Kaldı ki, para ile ölçülemeyecek çok daha büyük bir açığı büyüttüğünüzün farkında değil misiniz? Eğitim sistemimizde ÖSS'nin ortaya çıkardığı yıkım halen kamuoyunun gündemindedir. Ortaöğretim sistemimiz tümüyle çökmüş durumda ve bu çöküşte rol alan etkenlerden birisinin de eğitim emekçilerinin çalışma ve yaşam koşullarıyla düşük gelir durumları olduğu genel kabul görüyorken makul bir hükümetin eğitim sistemimizin sorunlarını çözmek için ciddi ciddi düşünmesi ve bu arada eğitim emekçilerin çalışma ve yaşam koşullarıyla ücret durumlarının iyileştirilmesi için önlemler alması gerekir.

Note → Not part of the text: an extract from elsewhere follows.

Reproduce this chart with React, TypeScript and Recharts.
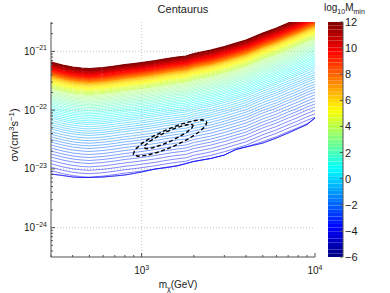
import { LineChart, Line, XAxis, YAxis, ReferenceLine, BarChart, Bar } from "recharts";

// dark matter mass grid (GeV)
const massGeV = [
  300, 350, 400, 450, 500, 600, 700, 800, 900, 1000, 1200, 1400, 1600, 1800, 2000,
  2500, 3000, 3500, 4000, 5000, 6000, 7000, 8000, 9000, 10000,
];

// sigma v (cm^3 s^-1) of the log10 Mmin = 12 contour
const topContour = [
  6.59e-22, 5.86e-22, 5.42e-22, 5.21e-22, 5.11e-22, 5.32e-22, 5.64e-22, 5.98e-22, 6.22e-22,
  6.47e-22, 7.0e-22, 7.57e-22, 8.02e-22, 8.34e-22, 9.2e-22, 1.05e-21, 1.21e-21, 1.39e-21,
  1.56e-21, 2.06e-21, 2.5e-21, 3.04e-21, 3.56e-21, 4.16e-21, 4.68e-21,
];

// lower edge of the filled region
const lowerEdge = [
  8.18e-24, 7.71e-24, 7.27e-24, 7.13e-24, 7.13e-24, 7.27e-24, 7.57e-24, 7.87e-24, 8.34e-24,
  8.85e-24, 9.95e-24, 1.054e-23, 1.12e-23, 1.23e-23, 1.34e-23, 1.5e-23, 1.72e-23, 2.14e-23,
  2.36e-23, 2.75e-23, 3.36e-23, 4.08e-23, 4.87e-23, 5.69e-23, 7.34e-23,
];

// contour levels (log10 Mmin) and how many decades each sits below the top contour
const levels = [
  -4, -3.8, -3.6, -3.4, -3.2, -3, -2.8, -2.6, -2.4, -2.2, -2, -1.8, -1.6, -1.4, -1.2, -1,
  -0.8, -0.6, -0.4, -0.2, 0, 0.2, 0.4, 0.6, 0.8, 1, 1.2, 1.4, 1.6, 1.8, 2, 2.2, 2.4, 2.6,
  2.8, 3, 3.2, 3.4, 3.6, 3.8, 4, 4.2, 4.4, 4.6, 4.8, 5, 5.2, 5.4, 5.6, 5.8, 6, 6.2, 6.4,
  6.6, 6.8, 7, 7.2, 7.4, 7.6, 7.8, 8, 8.2, 8.4, 8.6, 8.8, 9, 9.2, 9.4, 9.6, 9.8, 10, 10.2,
  10.4, 10.6, 10.8, 11, 11.2, 11.4, 11.6, 11.8, 12,
];
const depthDecades = [
  1.906, 1.849, 1.791, 1.733, 1.675, 1.617, 1.566, 1.515, 1.464, 1.413, 1.362, 1.317, 1.273,
  1.229, 1.185, 1.14, 1.103, 1.066, 1.028, 0.991, 0.953, 0.923, 0.892, 0.861, 0.831, 0.8,
  0.773, 0.746, 0.718, 0.691, 0.664, 0.64, 0.616, 0.592, 0.569, 0.545, 0.524, 0.504, 0.483,
  0.463, 0.443, 0.426, 0.409, 0.391, 0.374, 0.357, 0.344, 0.33, 0.317, 0.303, 0.289, 0.279,
  0.269, 0.259, 0.249, 0.238, 0.23, 0.221, 0.213, 0.204, 0.196, 0.187, 0.179, 0.17, 0.162,
  0.153, 0.143, 0.133, 0.123, 0.112, 0.102, 0.092, 0.082, 0.071, 0.061, 0.051, 0.041, 0.031,
  0.02, 0.01, 0,
];

// dashed confidence ellipses, log10 values
const outerLogM = [3.376, 3.369, 3.329, 3.265, 3.186, 3.103, 3.03, 2.976, 2.952, 2.96, 3.0, 3.063, 3.143, 3.226, 3.299, 3.352, 3.376];
const outerLogS = [-22.197, -22.272, -22.377, -22.498, -22.614, -22.709, -22.769, -22.784, -22.752, -22.677, -22.571, -22.451, -22.335, -22.24, -22.18, -22.165, -22.197];
const innerLogM = [3.298, 3.291, 3.265, 3.221, 3.168, 3.113, 3.064, 3.029, 3.013, 3.02, 3.046, 3.09, 3.143, 3.198, 3.247, 3.282, 3.298];
const innerLogS = [-22.255, -22.299, -22.366, -22.446, -22.526, -22.595, -22.641, -22.658, -22.643, -22.599, -22.532, -22.452, -22.372, -22.303, -22.257, -22.24, -22.255];

const xTicks = [300, 400, 500, 600, 700, 800, 900, 1000, 2000, 3000, 4000, 5000, 6000, 7000, 8000, 9000, 10000];
const yTicks = [
  4e-25, 5e-25, 6e-25, 7e-25, 8e-25, 9e-25,
  1e-24, 2e-24, 3e-24, 4e-24, 5e-24, 6e-24, 7e-24, 8e-24, 9e-24,
  1e-23, 2e-23, 3e-23, 4e-23, 5e-23, 6e-23, 7e-23, 8e-23, 9e-23,
  1e-22, 2e-22, 3e-22, 4e-22, 5e-22, 6e-22, 7e-22, 8e-22, 9e-22,
  1e-21, 2e-21, 3e-21,
];
const gridX = [1000];
const gridY = [1e-24, 1e-23, 1e-22, 1e-21];

const colorTicks = [-6, -4, -2, 0, 2, 4, 6, 8, 10, 12];
const cMin = -6;
const cMax = 12;
const nBands = 64;

const X_DOMAIN = [300, 10000];
const Y_DOMAIN = [Math.pow(10, -24.5), Math.pow(10, -20.5)];
const AXIS = "#505050";
const INK = "#1a1a1a";
const FONT = "'Liberation Sans', Arial, Helvetica, sans-serif";

const jet = (t: number) => {
  const c = (v: number) => Math.round(255 * Math.max(0, Math.min(1, v)));
  return `rgb(${c(1.5 - Math.abs(4 * t - 3))},${c(1.5 - Math.abs(4 * t - 2))},${c(1.5 - Math.abs(4 * t - 1))})`;
};
const levelColor = (L: number) => jet((L - cMin) / (cMax - cMin));
// the densely packed upper contours read as a solid band
const levelWidth = (L: number) => (L >= 7 ? 1.1 : L >= 4 ? 0.75 : 0.5);

const contourRows = massGeV.map((m, i) => {
  const row: Record<string, number> = { m, edge: lowerEdge[i] };
  levels.forEach((_, k) => {
    row[`c${k}`] = Math.max(topContour[i] * Math.pow(10, -depthDecades[k]), lowerEdge[i]);
  });
  return row;
});

const outerEllipse = outerLogM.map((lm, i) => ({ m: Math.pow(10, lm), s: Math.pow(10, outerLogS[i]) }));
const innerEllipse = innerLogM.map((lm, i) => ({ m: Math.pow(10, lm), s: Math.pow(10, innerLogS[i]) }));

const bandRow: Record<string, number | string> = { name: "cb" };
for (let i = 0; i < nBands; i++) bandRow[`b${i}`] = (cMax - cMin) / nBands;

const isDecade = (v: number) => Math.abs(Math.log10(v) - Math.round(Math.log10(v))) < 1e-6;
const expLabel = (v: number) => String(Math.round(Math.log10(v))).replace("-", "\u2212");

const BottomTick = ({ x, y, payload }: any) => {
  const major = isDecade(payload.value);
  return (
    <g>
      <line x1={x} y1={y} x2={x} y2={y - (major ? 4 : 2)} stroke={AXIS} />
      {major && (
        <text x={x} y={y + 17} textAnchor="middle" fontSize={10} fill={INK} fontFamily={FONT}>
          10<tspan dy={-4.5} fontSize={7}>{expLabel(payload.value)}</tspan>
        </text>
      )}
    </g>
  );
};

const TopTick = ({ x, y, payload }: any) => (
  <line x1={x} y1={y} x2={x} y2={y + (isDecade(payload.value) ? 4 : 2)} stroke={AXIS} />
);

const LeftTick = ({ x, y, payload }: any) => {
  const major = isDecade(payload.value);
  return (
    <g>
      <line x1={x} y1={y} x2={x + (major ? 4 : 2)} y2={y} stroke={AXIS} />
      {major && (
        <text x={x - 4} y={y + 3.5} textAnchor="end" fontSize={10} fill={INK} fontFamily={FONT}>
          10<tspan dy={-4.5} fontSize={7}>{expLabel(payload.value)}</tspan>
        </text>
      )}
    </g>
  );
};

const RightTick = ({ x, y, payload }: any) => (
  <line x1={x} y1={y} x2={x - (isDecade(payload.value) ? 4 : 2)} y2={y} stroke={AXIS} />
);

const ColorTick = ({ x, y, payload }: any) => (
  <g>
    <line x1={x} y1={y} x2={x - 3} y2={y} stroke={AXIS} />
    <text x={x + 2} y={y + 4} fontSize={11} fill={INK} fontFamily={FONT}>
      {String(payload.value + cMin).replace("-", "\u2212")}
    </text>
  </g>
);

const App = () => {
  return (
    <div style={{ position: "absolute", left: 0, top: 0, width: 390, height: 293, background: "#fff" }}>
      <div style={{ position: "absolute", left: 0, top: 0 }}>
        <LineChart width={390} height={293} data={contourRows} margin={{ top: 22, right: 75, bottom: 0, left: 11 }}>
          <XAxis
            dataKey="m"
            type="number"
            scale="log"
            domain={X_DOMAIN}
            allowDataOverflow
            ticks={xTicks}
            interval={0}
            tickSize={0}
            tickMargin={0}
            tickLine={false}
            tick={(p: any) => <BottomTick {...p} />}
            height={36}
            stroke={AXIS}
          />
          <XAxis
            xAxisId="t"
            orientation="top"
            dataKey="m"
            type="number"
            scale="log"
            domain={X_DOMAIN}
            allowDataOverflow
            ticks={xTicks}
            interval={0}
            tickSize={0}
            tickMargin={0}
            tickLine={false}
            tick={(p: any) => <TopTick {...p} />}
            height={0}
            stroke={AXIS}
          />
          <YAxis
            type="number"
            scale="log"
            domain={Y_DOMAIN}
            allowDataOverflow
            ticks={yTicks}
            interval={0}
            tickSize={0}
            tickMargin={0}
            tickLine={false}
            tick={(p: any) => <LeftTick {...p} />}
            width={40}
            stroke={AXIS}
          />
          <YAxis
            yAxisId="r"
            orientation="right"
            type="number"
            scale="log"
            domain={Y_DOMAIN}
            allowDataOverflow
            ticks={yTicks}
            interval={0}
            tickSize={0}
            tickMargin={0}
            tickLine={false}
            tick={(p: any) => <RightTick {...p} />}
            width={0}
            stroke={AXIS}
          />
          {gridY.map((v) => (
            <ReferenceLine key={`gy${v}`} y={v} stroke="#b8b8b8" strokeDasharray="1 2" strokeWidth={0.8} />
          ))}
          {gridX.map((v) => (
            <ReferenceLine key={`gx${v}`} x={v} stroke="#b8b8b8" strokeDasharray="1 2" strokeWidth={0.8} />
          ))}
          {levels.map((L, k) => (
            <Line
              key={`c${k}`}
              dataKey={`c${k}`}
              stroke={levelColor(L)}
              strokeWidth={levelWidth(L)}
              dot={false}
              activeDot={false}
              isAnimationActive={false}
            />
          ))}
          <Line
            dataKey="edge"
            stroke={levelColor(-4)}
            strokeWidth={0.6}
            dot={false}
            activeDot={false}
            isAnimationActive={false}
          />
          <Line
            data={outerEllipse}
            dataKey="s"
            stroke="#000"
            strokeWidth={1.4}
            strokeDasharray="4 2.5"
            dot={false}
            activeDot={false}
            isAnimationActive={false}
          />
          <Line
            data={innerEllipse}
            dataKey="s"
            stroke="#000"
            strokeWidth={1.4}
            strokeDasharray="4 2.5"
            dot={false}
            activeDot={false}
            isAnimationActive={false}
          />
        </LineChart>
      </div>

      <div style={{ position: "absolute", left: 320, top: 0 }}>
        <BarChart width={70} height={293} data={[bandRow]} margin={{ top: 22, right: 0, bottom: 36, left: 8 }} barCategoryGap={0}>
          <XAxis dataKey="name" tick={false} tickLine={false} height={0} stroke={AXIS} />
          <XAxis xAxisId="t" orientation="top" dataKey="name" tick={false} tickLine={false} height={0} stroke={AXIS} />
          <YAxis yAxisId="l" type="number" domain={[0, cMax - cMin]} tick={false} tickLine={false} width={0} stroke={AXIS} />
          <YAxis
            yAxisId="r"
            orientation="right"
            type="number"
            domain={[0, cMax - cMin]}
            ticks={colorTicks.map((v) => v - cMin)}
            interval={0}
            tickSize={0}
            tickMargin={0}
            tickLine={false}
            tick={(p: any) => <ColorTick {...p} />}
            width={47}
            stroke={AXIS}
          />
          {Array.from({ length: nBands }, (_, i) => (
            <Bar
              key={`b${i}`}
              dataKey={`b${i}`}
              yAxisId="r"
              stackId="cb"
              fill={jet((i + 0.5) / nBands)}
              isAnimationActive={false}
            />
          ))}
        </BarChart>
      </div>

      <svg width={390} height={293} style={{ position: "absolute", left: 0, top: 0, pointerEvents: "none" }} fontFamily={FONT}>
        <text x={183} y={13} textAnchor="middle" fontSize={11} fill={INK}>
          Centaurus
        </text>
        <text x={178} y={287.5} textAnchor="middle" fontSize={10} fill={INK}>
          m<tspan dy={3} fontSize={7}>χ</tspan>
          <tspan dy={-3}>(GeV)</tspan>
        </text>
        <text x={18} y={135} textAnchor="middle" fontSize={11} fill={INK} transform="rotate(-90 18 135)">
          σv(cm<tspan dy={-4.5} fontSize={8}>3</tspan>
          <tspan dy={4.5}>s</tspan>
          <tspan dy={-4.5} fontSize={8}>−1</tspan>
          <tspan dy={4.5}>)</tspan>
        </text>
        <text x={324} y={11} fontSize={10} fill={INK}>
          log<tspan dy={3} fontSize={7}>10</tspan>
          <tspan dy={-3}>M</tspan>
          <tspan dy={3} fontSize={7}>min</tspan>
        </text>
      </svg>
    </div>
  );
};

export default App;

Oysa AKP hükümeti yine günübirlik tüccar hesaplarıyla eğitim sistemimizin can damarları olan eğitim emekçilerinin koşullarını daha da ağırlaştıracak 'tedbirler' ile bütçe açığına yama yapmaya çalışıyor. Hükümeti bu akıl dışı 'tedbir' anlayışından vazgeçmeye, eğitim çalışanlarının ek ders ücretlerinden el çekmeye çağırıyoruz. Bütçe açığının faturası ücretlilere ve dar gelirlilere kesilmemeli, gelir dağılımındaki adaletsizlikler gözetilerek toplumun üst gelir gruplarının sürece katılması sağlanmalıdır."